Breast density quantification in dual-energy mammography using virtual anthropomorphic phantoms

Abstract

Purpose: Breast density is a significant risk factor for breast cancer and can impact the sensitivity of screening mammography. Area-based breast density measurements may not provide an accurate representation of the tissue distribution, therefore volumetric breast density (VBD) measurements are preferred. Dual-energy mammography enables volumetric measurements without additional assumptions about breast shape. In this work we evaluated the performance of a dual-energy decomposition technique for determining VBD by applying it to virtual anthropomorphic phantoms.

Methods: The dual-energy decomposition formalism was used to quantify VBD on simulated dual-energy images of anthropomorphic virtual phantoms with known tissue distributions. We simulated 150 phantoms with volumes ranging from 50 to 709 mL and VBD ranging from 15% to 60%. Using these results, we validated a correction for the presence of skin and assessed the method's intrinsic bias and variability. As a proof of concept, the method was applied to 14 sets of clinical dual-energy images, and the resulting breast densities were compared to magnetic resonance imaging (MRI) measurements.

Results: Virtual phantom VBD measurements exhibited a strong correlation (Pearson's $r>0.95$ ) with nominal values. The proposed skin correction eliminated the variability due to breast size and reduced the bias in VBD to a constant value of -2%. Disagreement between clinical VBD measurements using MRI and dual-energy mammography was under 10%, and the difference in the distributions was statistically non-significant.

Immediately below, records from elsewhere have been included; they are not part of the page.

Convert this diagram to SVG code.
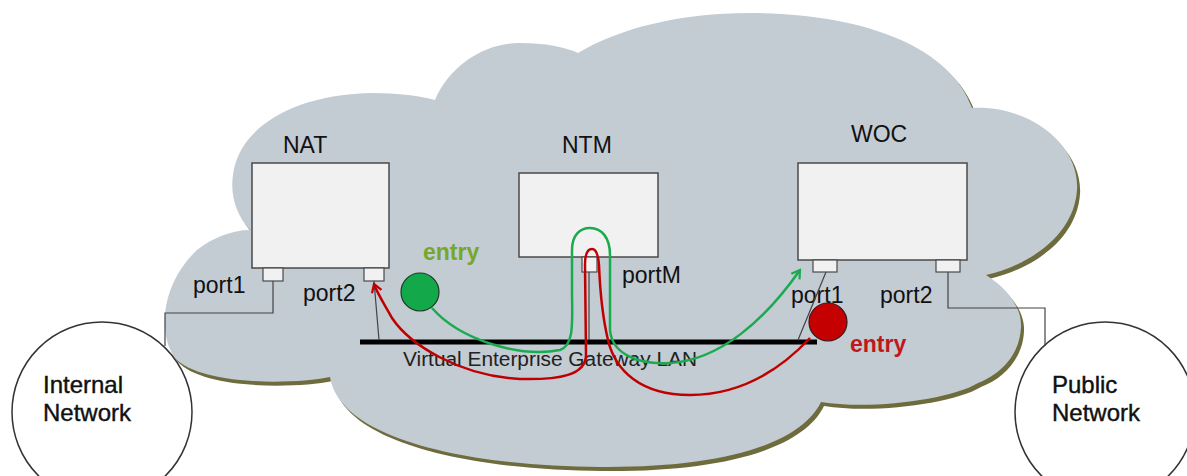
<svg xmlns="http://www.w3.org/2000/svg" width="1187" height="476" viewBox="0 0 1187 476">
<defs>
<style>
.lbl{font-family:"Liberation Sans",Arial,sans-serif;font-size:23px;fill:#111}
.net{font-family:"Liberation Sans",Arial,sans-serif;font-size:24px;fill:#111;stroke:#111;stroke-width:0.4}
.box{fill:#f1f1f1;stroke:#4a4a4a;stroke-width:1.5}
.port{fill:#f1f1f1;stroke:#4a4a4a;stroke-width:1.2}
.wire{fill:none;stroke:#444;stroke-width:1.2}
.entry{font-family:"Liberation Sans",Arial,sans-serif;font-size:23px;font-weight:bold}
</style>
<path id="cloudShape" d="M250,230 C236,215 230,195 233,175 C238,130 290,95 370,93 C400,93 420,96 435,100 C450,65 485,43 520,43 C545,43 565,47 578,53 C620,28 680,13 750,13 C860,13 950,45 972,108 C1030,105 1080,145 1077,190 C1074,235 1030,265 986,275 C1010,290 1022,310 1021,327 C1020,355 1000,375 978,383 C950,400 870,410 821,402 C800,445 720,468 600,467 C470,466 340,440 330,377 C290,385 200,385 175,358 C158,335 160,285 197,250 C212,238 232,230 250,230 Z"/>
<marker id="arrG" viewBox="0 0 12 12" refX="10" refY="6" markerWidth="12" markerHeight="12" markerUnits="userSpaceOnUse" orient="auto">
<path d="M2,1 L10,6 L2,11" fill="none" stroke="#1aab4f" stroke-width="2.2"/>
</marker>
<marker id="arrR" viewBox="0 0 12 12" refX="10" refY="6" markerWidth="12" markerHeight="12" markerUnits="userSpaceOnUse" orient="auto">
<path d="M2,1 L10,6 L2,11" fill="none" stroke="#c00000" stroke-width="2.2"/>
</marker>
</defs>

<g id="cloud">
<use href="#cloudShape" transform="translate(3,4)" fill="#6e6c3c"/>
<use href="#cloudShape" fill="#c3cbd3"/>
</g>

<g id="internal-network">
<circle cx="102" cy="412" r="90" fill="#fff" stroke="#333" stroke-width="1.5"/>
<text class="net" x="43" y="393">Internal</text>
<text class="net" x="43" y="421">Network</text>
</g>

<g id="public-network">
<circle cx="1105" cy="412" r="90" fill="#fff" stroke="#333" stroke-width="1.5"/>
<text class="net" x="1052" y="393">Public</text>
<text class="net" x="1052" y="421">Network</text>
</g>

<g id="nat">
<text class="lbl" x="283" y="153">NAT</text>
<rect class="box" x="252" y="163" width="137" height="105"/>
<rect class="port" x="263" y="268" width="20" height="13"/>
<rect class="port" x="364" y="268" width="20" height="13"/>
<text class="lbl" x="193" y="293">port1</text>
<text class="lbl" x="303" y="301">port2</text>
</g>

<g id="ntm">
<text class="lbl" x="562" y="153">NTM</text>
<rect class="box" x="519" y="173" width="139" height="84"/>
<rect class="port" x="582" y="257" width="15" height="15"/>
<text class="lbl" x="622" y="283">portM</text>
</g>

<g id="woc">
<text class="lbl" x="851" y="142">WOC</text>
<rect class="box" x="798" y="163" width="169" height="97"/>
<rect class="port" x="813" y="260" width="24" height="12"/>
<rect class="port" x="936" y="260" width="24" height="12"/>
<text class="lbl" x="791" y="303">port1</text>
<text class="lbl" x="880" y="303">port2</text>
</g>

<g id="lan">
<line x1="360" y1="342" x2="817" y2="342" stroke="#000" stroke-width="5"/>
<text x="403" y="366" font-family="Liberation Sans, Arial, sans-serif" font-size="20" fill="#222" textLength="294" lengthAdjust="spacingAndGlyphs">Virtual Enterprise Gateway LAN</text>
</g>

<g id="connectors">
<polyline class="wire" points="273,281 273,313 165,313 165,346"/>
<polyline class="wire" points="948,272 948,308 1045,308 1045,346"/>
<line class="wire" x1="379" y1="340" x2="374" y2="281"/>
<line class="wire" x1="589" y1="272" x2="589" y2="340" stroke="#666"/>
<line class="wire" x1="826" y1="272" x2="798" y2="340"/>
<path d="M432,308 C460,340 520,358 560,350 C575,345 572,320 572,290 L572,250 C572,235 580,228 590,228 C602,228 610,238 610,255 L610,330 C612,355 640,365 670,363 C720,360 765,320 800,270" fill="none" stroke="#1aab4f" stroke-width="2.5" marker-end="url(#arrG)"/>
<path d="M810,338 C780,370 740,395 690,395 C640,395 615,370 608,340 C602,315 600,290 599,265 C598,252 595,249 592,249 C588,249 585,254 585,265 L586,355 C586,375 560,380 520,379 C460,376 410,345 392,318 C385,305 378,295 374,284" fill="none" stroke="#c00000" stroke-width="2.5" marker-end="url(#arrR)"/>
</g>

<g id="entry-green">
<circle cx="420" cy="292" r="19" fill="#13a84a" stroke="#1e3a22" stroke-width="1.2"/>
<text class="entry" x="423" y="260" fill="#76a72a">entry</text>
</g>

<g id="entry-red">
<circle cx="828" cy="322" r="19" fill="#c40000" stroke="#3a1a1a" stroke-width="1.2"/>
<text class="entry" x="850" y="352" fill="#c0181a">entry</text>
</g>
</svg>
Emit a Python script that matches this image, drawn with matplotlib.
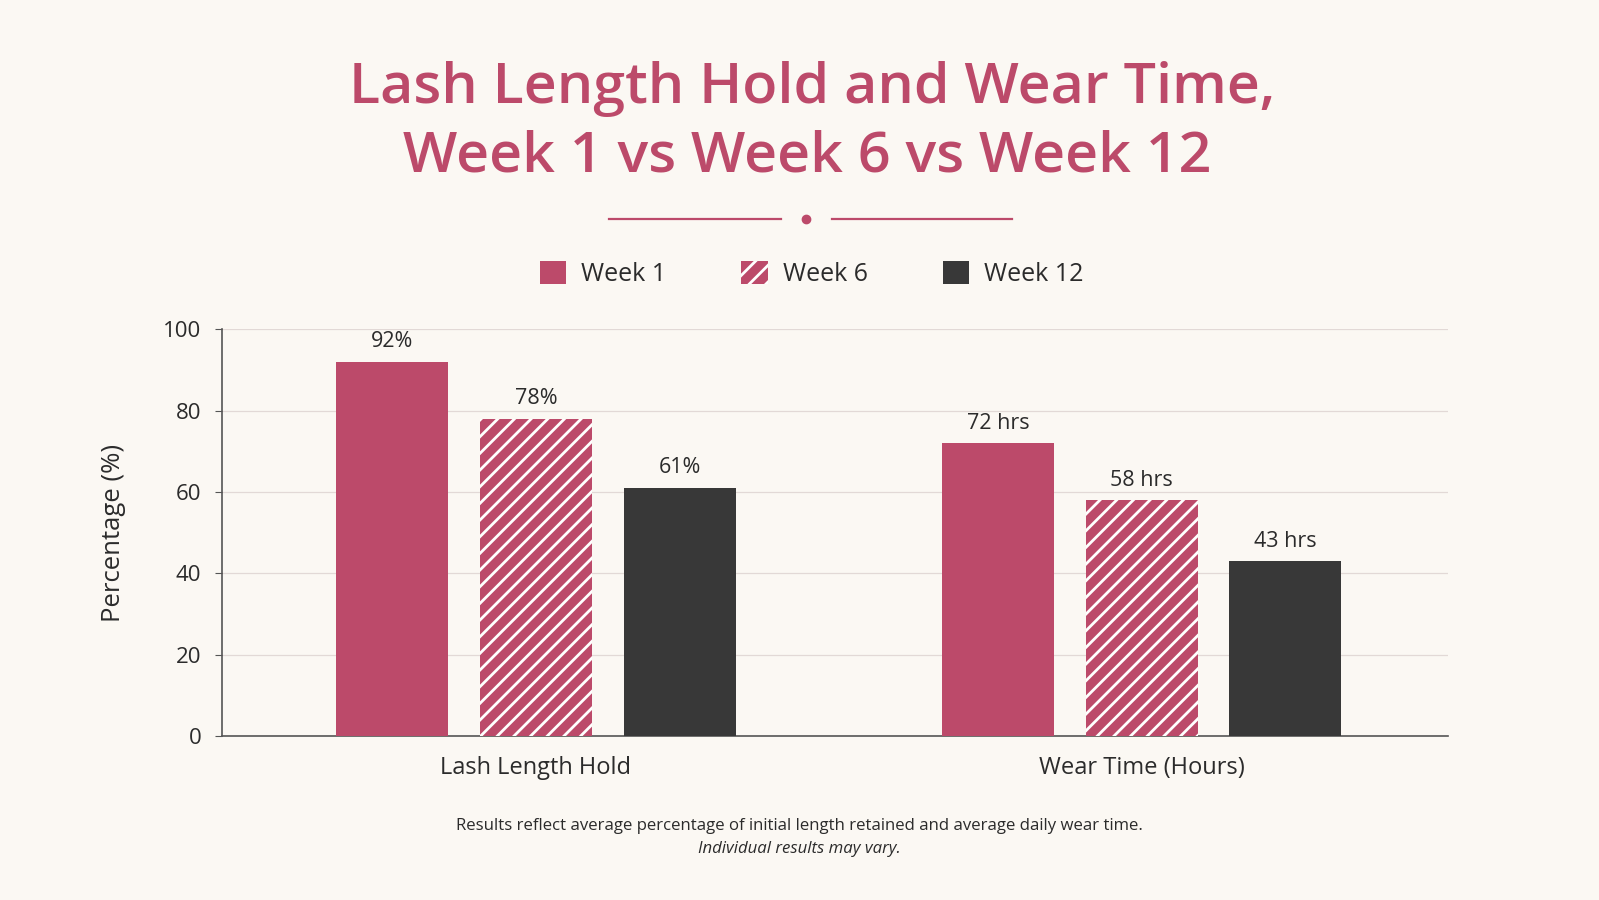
import matplotlib
matplotlib.use("Agg")
import matplotlib.pyplot as plt
import numpy as np
from matplotlib.patches import Patch
from matplotlib.lines import Line2D

# ---- data ----
categories = ["Lash Length Hold", "Wear Time (Hours)"]
series = ["Week 1", "Week 6", "Week 12"]
week1 = [92, 72]
week6 = [78, 58]
week12 = [61, 43]
labels_w1 = ["92%", "72 hrs"]
labels_w6 = ["78%", "58 hrs"]
labels_w12 = ["61%", "43 hrs"]

BG = "#FBF8F3"
PINK = "#BC4A6A"
DARK = "#383838"
TXT = "#2B2B2B"

plt.rcParams["font.family"] = ["Open Sans", "DejaVu Sans"]
plt.rcParams["hatch.linewidth"] = 2.0

fig = plt.figure(figsize=(15.99, 9.0), dpi=100)
fig.patch.set_facecolor(BG)
ax = fig.add_axes([0.139, 0.182, 0.7666, 0.452])
ax.set_facecolor(BG)

x = np.arange(len(categories))
off = 0.2374
w = 0.185
b1 = ax.bar(x - off, week1, w, color=PINK, linewidth=0, zorder=3)
b2 = ax.bar(x, week6, w, color=PINK, edgecolor="white", hatch="//", linewidth=0, zorder=3)
b3 = ax.bar(x + off, week12, w, color=DARK, linewidth=0, zorder=3)
for bars, labs in ((b1, labels_w1), (b2, labels_w6), (b3, labels_w12)):
    ax.bar_label(bars, labels=labs, padding=7, fontsize=15.5, color=TXT)

ax.set_xlim(-0.518, 1.506)
ax.set_ylim(0, 100)
ax.set_yticks([0, 20, 40, 60, 80, 100])
ax.set_xticks(x)
ax.set_xticklabels(categories, fontsize=17, color=TXT)
ax.tick_params(axis="x", length=0, pad=14)
ax.tick_params(axis="y", labelsize=16, labelcolor=TXT, color="#555555", length=5, pad=10)
ax.yaxis.grid(True, color="#E2D9D6", linewidth=0.9, zorder=0)
ax.set_axisbelow(True)
for s in ("top", "right"):
    ax.spines[s].set_visible(False)
for s in ("left", "bottom"):
    ax.spines[s].set_color("#555555")
    ax.spines[s].set_linewidth(1.2)
ax.set_ylabel("Percentage (%)", fontsize=18.5, color=TXT, labelpad=27)

# title
fig.text(0.508, 0.901, "Lash Length Hold and Wear Time,", ha="center", va="center",
         fontsize=41.3, color=PINK, fontweight="semibold")
fig.text(0.505, 0.825, "Week 1 vs Week 6 vs Week 12", ha="center", va="center",
         fontsize=41.3, color=PINK, fontweight="semibold")

# divider
fig.add_artist(Line2D([609 / 1599, 781 / 1599], [1 - 219 / 900] * 2, color=PINK, lw=1.6))
fig.add_artist(Line2D([832 / 1599, 1012 / 1599], [1 - 219 / 900] * 2, color=PINK, lw=1.6))
fig.add_artist(Line2D([806 / 1599], [1 - 219 / 900], marker="o", markersize=6, color=PINK, lw=0))

# legend
handles = [Patch(facecolor=PINK, linewidth=0),
           Patch(facecolor=PINK, edgecolor="white", hatch="//", linewidth=0),
           Patch(facecolor=DARK, linewidth=0)]
leg = fig.legend(handles, series, loc="center", bbox_to_anchor=(0.5077, 1 - 274 / 900), ncol=3,
                 frameon=False, fontsize=18, handlelength=1.05, handleheight=1.05,
                 handletextpad=0.6, columnspacing=3.0, labelcolor=TXT)

# footnote
fig.text(0.5, 1 - 826 / 900, "Results reflect average percentage of initial length retained and average daily wear time.",
         ha="center", va="center", fontsize=12.1, color=TXT)
fig.text(0.5, 1 - 849 / 900, "Individual results may vary.", ha="center", va="center",
         fontsize=12.1, color=TXT, style="italic")

fig.savefig("out.png", dpi=100, facecolor=BG)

VBD measurements in both modalities had a moderate correlation (Spearman's $\rho$ = 0.68).

Conclusions: Our results in virtual phantoms indicate that the material decomposition method can produce accurate VBD measurements if the presence of a third material (skin) is considered. The results from our proof of concept showed agreement between MRI and dual-energy mammography VBD. Assessment of VBD using dual-energy images could provide complementary information in dual-energy mammography and tomosynthesis examinations.

Keywords: clinical images; dual‐energy decomposition; dual‐energy mammography; magnetic resonance imaging; virtual phantoms; volumetric breast density.

FIGURE 1

(a) Schematic representation of the calibration phantom. (b) Cropped low‐energy image of the calibration array and a selected 70 × 70 px region of interest (ROI), indicated by an arrow.

FIGURE 2

Dual‐energy decomposition of a simulated dual‐energy image pair. From left to right: LE image, HE image, adipose tissue map, and fibroglandular tissue map. The nominal and quantified VBD for this phantom were 42.9% and 40.5%, respectively.

FIGURE 3

Simulated phantoms. (a) Measured VBD versus nominal VBD, no skin correction. The dashed black line is the identity. (b) Measured VBD versus nominal VBD, with skin correction. The dashed black line is the identity, the solid red line is the best fit of the data to a straight line, and the solid blue lines represent a ± 10% difference in VBD. Data are classified by phantom size: L, large, M, medium, S, small.

FIGURE 4

From left to right: LE and HE “for processing” mammograms, adipose tissue map, fibroglandular tissue map, MRI slice with a ROI delineating the analyzed breast (yellow rectangle). The measured VBD was 24.6% in mammograms and 29.0% in MRI. Hyper‐intense regions inside the MRI volumes of interest were considered adipose tissue.

FIGURE 5

VBD values obtained in clinical dual‐energy and MRI images. (a) Scatterplot of $VB{D}_{DEDM}$ and $VB{D}_{MRI}$. The black dashed line shows the identity and blue solid lines indicate the $\pm 10\%$ difference margin. (b) Bland‐Altman plot comparing $VB{D}_{DEDM}$ and ${VBD}_{MRI}$. The black dashed line corresponds to no difference between the values, the red line indicates the mean in $\mathrm{\Delta }VBD$, and blue solid lines show the 95% limits of agreement.